The Service Provider blames the User Company asserting that the User Company: (i) has not provided clear business requirements in a timely fashion, (ii) keeps changing the requirements it provides, and (iii) is failing to perform its responsibilities in a timely fashion.

User Company’s View

The User Company blames the Service Provider asserting that the Service Provider: (i) promised the solution would meet the User Company’s business needs, (ii) failed to disclose the degree of User Company process change that would be required, and (iii) repeatedly failed to meet key milestone dates.

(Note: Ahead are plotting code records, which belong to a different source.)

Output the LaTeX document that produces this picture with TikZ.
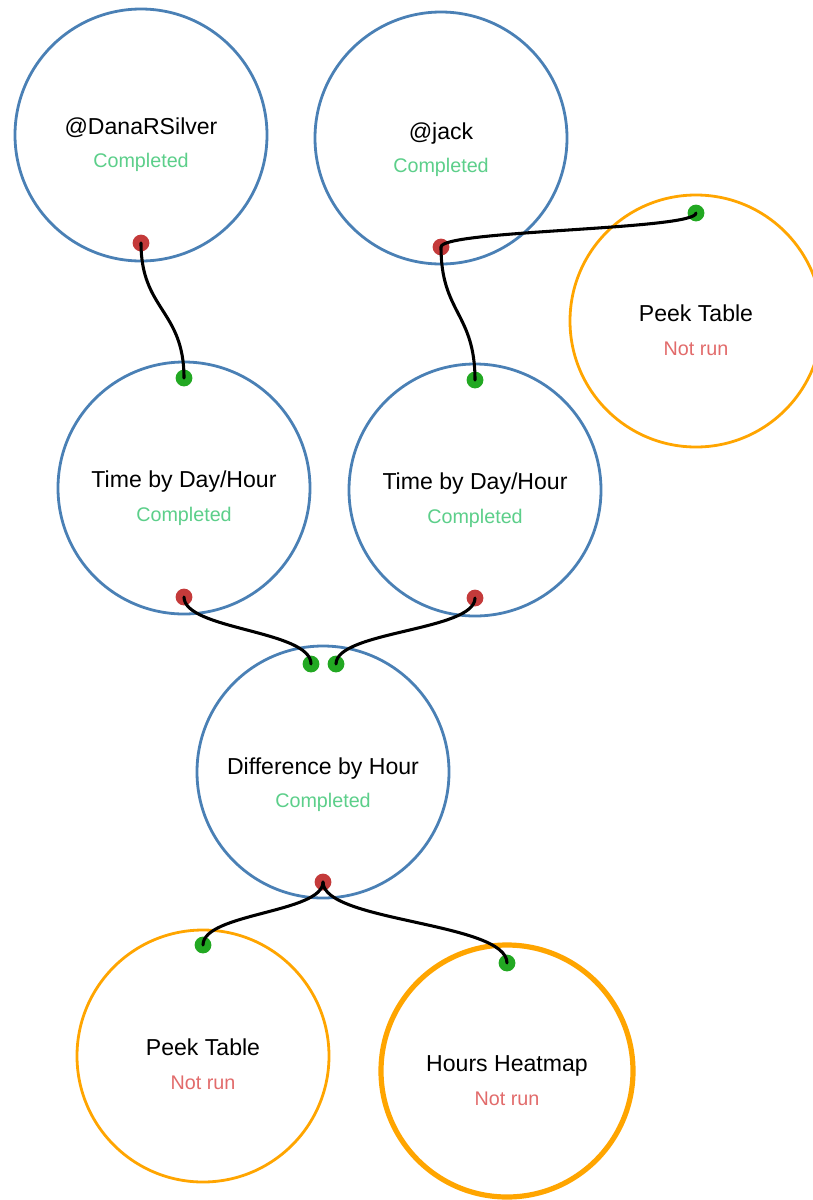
\documentclass[tikz,border=0pt]{standalone}
\usepackage{fontspec}
\setmainfont{Liberation Sans}
\definecolor{nodeblue}{RGB}{74,128,181}
\definecolor{nodeorange}{RGB}{255,165,0}
\definecolor{okgreen}{RGB}{92,207,138}
\definecolor{notred}{RGB}{226,107,107}
\definecolor{portred}{RGB}{196,58,58}
\definecolor{portgreen}{RGB}{34,168,34}
\tikzset{
  done/.style={circle, draw=nodeblue, line width=2.1pt, fill=white, minimum size=189pt, inner sep=0pt},
  pending/.style={circle, draw=nodeorange, line width=2.1pt, fill=white, minimum size=189pt, inner sep=0pt},
  pendingbold/.style={pending, line width=3.9pt},
  title/.style={anchor=base, font=\fontsize{17.3}{20}\selectfont, text=black, inner sep=0pt},
  okstat/.style={anchor=base, font=\fontsize{14.8}{18}\selectfont, text=okgreen, inner sep=0pt},
  nostat/.style={anchor=base, font=\fontsize{14.8}{18}\selectfont, text=notred, inner sep=0pt},
  outport/.style={circle, fill=portred, minimum size=12.6pt, inner sep=0pt},
  inport/.style={circle, fill=portgreen, minimum size=12.6pt, inner sep=0pt},
  link/.style={draw=black, line width=2.3pt, line cap=round}
}
\begin{document}
\begin{tikzpicture}[x=0.75pt, y=-0.75pt]
\useasboundingbox (0,0) rectangle (813,1200);
% circles
\node[done] (dana) at (141,135) {};
\node[done] (jack) at (441,138) {};
\node[pending] (peekA) at (696,321) {};
\node[done] (timeA) at (184,488) {};
\node[done] (timeB) at (475,490) {};
\node[done] (diff) at (323,772) {};
\node[pending] (peekB) at (203,1056) {};
\node[pendingbold] (heat) at (507,1071) {};
% labels
\node[title] (danaT) at (141,134) {@DanaRSilver};
\node[okstat] (danaS) at (141,167) {Completed};
\node[title] (jackT) at (441,139) {@jack};
\node[okstat] (jackS) at (441,172) {Completed};
\node[title] (peekAT) at (696,321) {Peek Table};
\node[nostat] (peekAS) at (696,355) {Not run};
\node[title] (timeAT) at (184,487) {Time by Day/Hour};
\node[okstat] (timeAS) at (184,521) {Completed};
\node[title] (timeBT) at (475,489) {Time by Day/Hour};
\node[okstat] (timeBS) at (475,523) {Completed};
\node[title] (diffT) at (323,774) {Difference by Hour};
\node[okstat] (diffS) at (323,807) {Completed};
\node[title] (peekBT) at (203,1055) {Peek Table};
\node[nostat] (peekBS) at (203,1089) {Not run};
\node[title] (heatT) at (507,1071) {Hours Heatmap};
\node[nostat] (heatS) at (507,1105) {Not run};
% ports
\node[outport] (danaO) at (141,243) {};
\node[outport] (jackO) at (441,247) {};
\node[inport] (peekAI) at (696,213) {};
\node[inport] (timeAI) at (184,378) {};
\node[inport] (timeBI) at (475,380) {};
\node[outport] (timeAO) at (184,597) {};
\node[outport] (timeBO) at (475,598) {};
\node[inport] (diffIA) at (311,664) {};
\node[inport] (diffIB) at (336,664) {};
\node[outport] (diffO) at (323,882) {};
\node[inport] (peekBI) at (203,945) {};
\node[inport] (heatI) at (507,963) {};
% links
\draw[link] (danaO.center) .. controls (141,310) and (184,310) .. (timeAI.center);
\draw[link] (jackO.center) .. controls (441,313) and (475,313) .. (timeBI.center);
\draw[link] (jackO.center) .. controls (441,230) and (696,230) .. (peekAI.center);
\draw[link] (timeAO.center) .. controls (184,630) and (311,630) .. (diffIA.center);
\draw[link] (timeBO.center) .. controls (475,631) and (336,631) .. (diffIB.center);
\draw[link] (diffO.center) .. controls (323,913) and (203,913) .. (peekBI.center);
\draw[link] (diffO.center) .. controls (323,922) and (507,922) .. (heatI.center);
\end{tikzpicture}
\end{document}
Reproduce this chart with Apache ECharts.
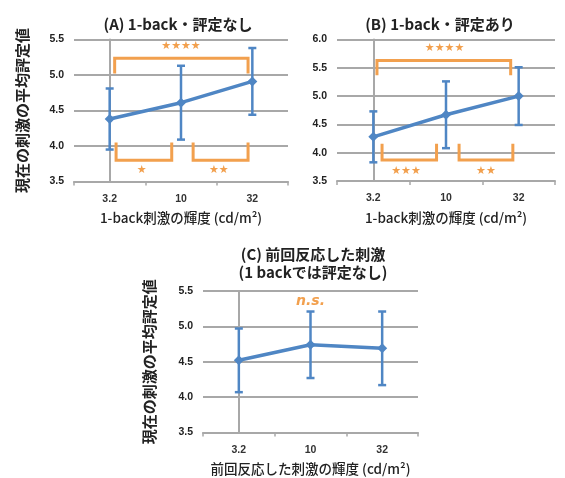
<!DOCTYPE html>
<html>
<head>
<meta charset="utf-8">
<script src="https://cdn.jsdelivr.net/npm/echarts@6/dist/echarts.min.js"></script>
<style>
  html, body { margin: 0; padding: 0; background: #fff; }
  #chart { width: 565px; height: 478px; }
</style>
</head>
<body>
<div id="chart"></div>
<script>
// Luminance conditions (cd/m^2)
const categories = ['3.2', '10', '32'];

// (A) 1-back, not rated: mean rating and error
const meanA = [4.38, 4.61, 4.91];
const errA  = [0.43, 0.52, 0.47];

// (B) 1-back, rated
const meanB = [4.28, 4.67, 5.00];
const errB  = [0.45, 0.59, 0.51];

// (C) previously responded stimulus
const meanC = [4.52, 4.74, 4.69];
const errC  = [0.45, 0.47, 0.52];

// Significance markers
const sigA = ['★★★★', '★', '★★'];
const sigB = ['★★★★', '★★★', '★★'];
const sigC = ['n.s.'];

// Bracket geometry in data units: [xStart, xEnd, yBar, yLeg, labelX, labelY]
const bracketGeomA = [
  [0.07, 1.94, 5.235, 5.02, 1.0, 5.41],
  [0.09, 0.87, 3.80, 4.05, 0.45, 3.66],
  [1.17, 1.94, 3.80, 4.05, 1.53, 3.66]
];
const bracketGeomB = [
  [0.05, 1.89, 5.63, 5.37, 0.98, 5.84],
  [0.12, 0.87, 3.87, 4.16, 0.45, 3.67],
  [1.18, 1.92, 3.87, 4.16, 1.55, 3.67]
];
const nsPosC = [[1.0, 5.35]];

const BLUE = '#4f86c4';
const ORANGE = '#f2a04e';
const GRID = '#a8a8a8';
const JP = '"Noto Sans CJK JP", "Noto Sans", sans-serif';
const Y_NAME = '現在の刺激の平均評定値';

const panels = [
  { grid: { left: 74, top: 39.5, width: 214, height: 142 }, yMax: 5.5,
    mean: meanA, err: errA, title: '(A) 1-back・評定なし', titleX: 173, titleY: 10,
    xName: '1-back刺激の輝度 (cd/m²)', yName: Y_NAME, yNameGap: 44 },
  { grid: { left: 337, top: 39.5, width: 218, height: 141.5 }, yMax: 6.0,
    mean: meanB, err: errB, title: '(B) 1-back・評定あり', titleX: 435, titleY: 10,
    xName: '1-back刺激の輝度 (cd/m²)', yName: '', yNameGap: 44 },
  { grid: { left: 203, top: 291, width: 215, height: 141.5 }, yMax: 5.5,
    mean: meanC, err: errC, title: '(C) 前回反応した刺激\n(1 backでは評定なし)', titleX: 308, titleY: 240,
    xName: '前回反応した刺激の輝度 (cd/m²)', yName: Y_NAME, yNameGap: 46 }
];

const grids = [], xAxes = [], yAxes = [], series = [], titles = [];

panels.forEach((p, i) => {
  grids.push(Object.assign({ containLabel: false }, p.grid));
  titles.push({
    text: p.title, left: p.titleX, top: p.titleY, textAlign: 'center',
    textStyle: { fontFamily: JP, fontSize: 15, fontWeight: 'bold', color: '#222', lineHeight: 18 }
  });
  // visible category axis
  xAxes.push({
    type: 'category', gridIndex: i, data: categories, boundaryGap: true,
    name: p.xName, nameLocation: 'middle', nameGap: 30,
    nameTextStyle: { fontFamily: JP, fontSize: 13.5, fontWeight: 500, color: '#222' },
    axisLine: { show: true, lineStyle: { color: GRID, width: 2 } },
    axisTick: { show: true, length: 4, alignWithLabel: false, lineStyle: { color: GRID, width: 1.5 } },
    axisLabel: { margin: 12, fontFamily: 'Liberation Sans, Arial, sans-serif', fontSize: 10.5, fontWeight: 'bold', color: '#333' }
  });
  // hidden value axis for annotations
  xAxes.push({
    type: 'value', gridIndex: i, min: -0.5, max: 2.5, show: false
  });
  yAxes.push({
    type: 'value', gridIndex: i, min: 3.5, max: p.yMax, interval: 0.5,
    name: p.yName, nameLocation: 'middle', nameGap: p.yNameGap, nameRotate: 90,
    nameTextStyle: { fontFamily: JP, fontSize: 15, fontWeight: 'bold', color: '#222' },
    axisLine: { show: true, lineStyle: { color: GRID, width: 2 } },
    axisTick: { show: true, length: 4, lineStyle: { color: GRID, width: 1.5 } },
    splitLine: { show: true, lineStyle: { color: GRID, width: 1.8 } },
    axisLabel: { margin: 10, fontFamily: 'Liberation Sans, Arial, sans-serif', fontSize: 10.5, fontWeight: 'bold', color: '#222',
      formatter: v => v.toFixed(1) }
  });

  // error bars
  series.push({
    type: 'custom', xAxisIndex: 2 * i, yAxisIndex: i, z: 2,
    data: p.mean.map((m, k) => [k, m - p.err[k], m + p.err[k]]),
    renderItem: (params, api) => {
      const lo = api.coord([api.value(0), api.value(1)]);
      const hi = api.coord([api.value(0), api.value(2)]);
      const cw = 4;
      const st = { stroke: BLUE, lineWidth: 2.5 };
      return { type: 'group', children: [
        { type: 'line', shape: { x1: lo[0], y1: lo[1], x2: hi[0], y2: hi[1] }, style: st },
        { type: 'line', shape: { x1: lo[0] - cw, y1: lo[1], x2: lo[0] + cw, y2: lo[1] }, style: st },
        { type: 'line', shape: { x1: hi[0] - cw, y1: hi[1], x2: hi[0] + cw, y2: hi[1] }, style: st }
      ] };
    }
  });
  // mean line
  series.push({
    type: 'line', xAxisIndex: 2 * i, yAxisIndex: i, z: 3, data: p.mean,
    symbol: 'diamond', symbolSize: 10,
    lineStyle: { color: BLUE, width: 3.5 }, itemStyle: { color: BLUE }
  });
});

// significance brackets and labels
function bracketSeries(geom, labels, gi) {
  series.push({
    type: 'custom', xAxisIndex: 2 * gi + 1, yAxisIndex: gi, z: 4,
    data: geom.map((g, k) => g.concat([k])),
    renderItem: (params, api) => {
      const x1 = api.value(0), x2 = api.value(1), yb = api.value(2), yl = api.value(3);
      const a = api.coord([x1, yl]), b = api.coord([x1, yb]), c = api.coord([x2, yb]), d = api.coord([x2, yl]);
      const t = api.coord([api.value(4), api.value(5)]);
      const lab = labels[api.value(6)];
      return { type: 'group', children: [
        { type: 'polyline', shape: { points: [a, b, c, d] },
          style: { stroke: ORANGE, lineWidth: 3, fill: null } },
        { type: 'text', x: t[0], y: t[1],
          style: { text: lab, fill: ORANGE, font: '11px "DejaVu Sans", sans-serif', align: 'center', verticalAlign: 'middle' } }
      ] };
    }
  });
}
bracketSeries(bracketGeomA, sigA, 0);
bracketSeries(bracketGeomB, sigB, 1);

series.push({
  type: 'custom', xAxisIndex: 5, yAxisIndex: 2, z: 4,
  data: nsPosC,
  renderItem: (params, api) => {
    const t = api.coord([api.value(0), api.value(1)]);
    return { type: 'text', x: t[0], y: t[1],
      style: { text: sigC[0], fill: ORANGE, font: 'italic bold 14px "DejaVu Sans", sans-serif', align: 'center', verticalAlign: 'middle' } };
  }
});

const chart = echarts.init(document.getElementById('chart'), null, { renderer: 'canvas' });
chart.setOption({
  animation: false,
  backgroundColor: '#fff',
  title: titles,
  grid: grids,
  xAxis: xAxes,
  yAxis: yAxes,
  series: series
});
</script>
</body>
</html>
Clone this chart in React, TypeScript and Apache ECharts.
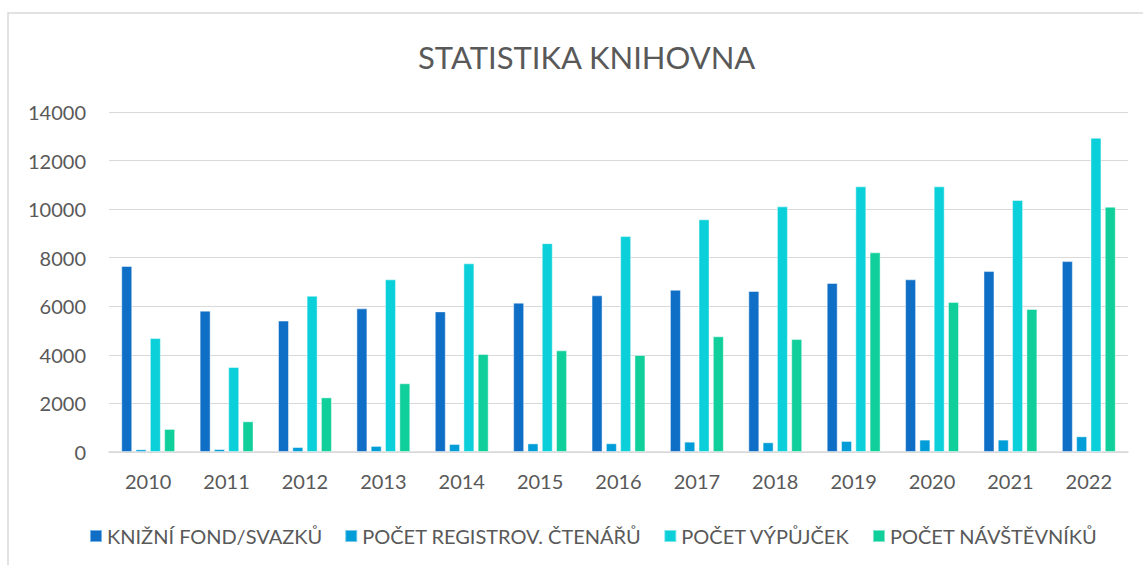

The Way Forward – Mediation

Although companies typically think of mediation, and mediation is typically employed, following the termination of the underlying agreement and the filing of litigation, an experienced mediator retained prior to termination and litigation may be able to help the parties avoid termination and litigation by helping them to:

  • articulate User Company’s business requirements;
  • describe the capabilities and processes inherent in the solution;
  • identify the gap between such business requirements and capabilities; and
  • address the gap by, for example, User Company agreeing to implement some process change and Service Provider agreeing to configure or adapt the solution to better meet User Company’s business requirements.

Moreover, with the assistance of the mediator the parties may realize that, given the costs of project failure, it makes sense for them to:

  • reallocate responsibilities for tasks according to the parties’ respective abilities; and
  • agree to share the costs of successfully completing the project in a mutually agreeable manner.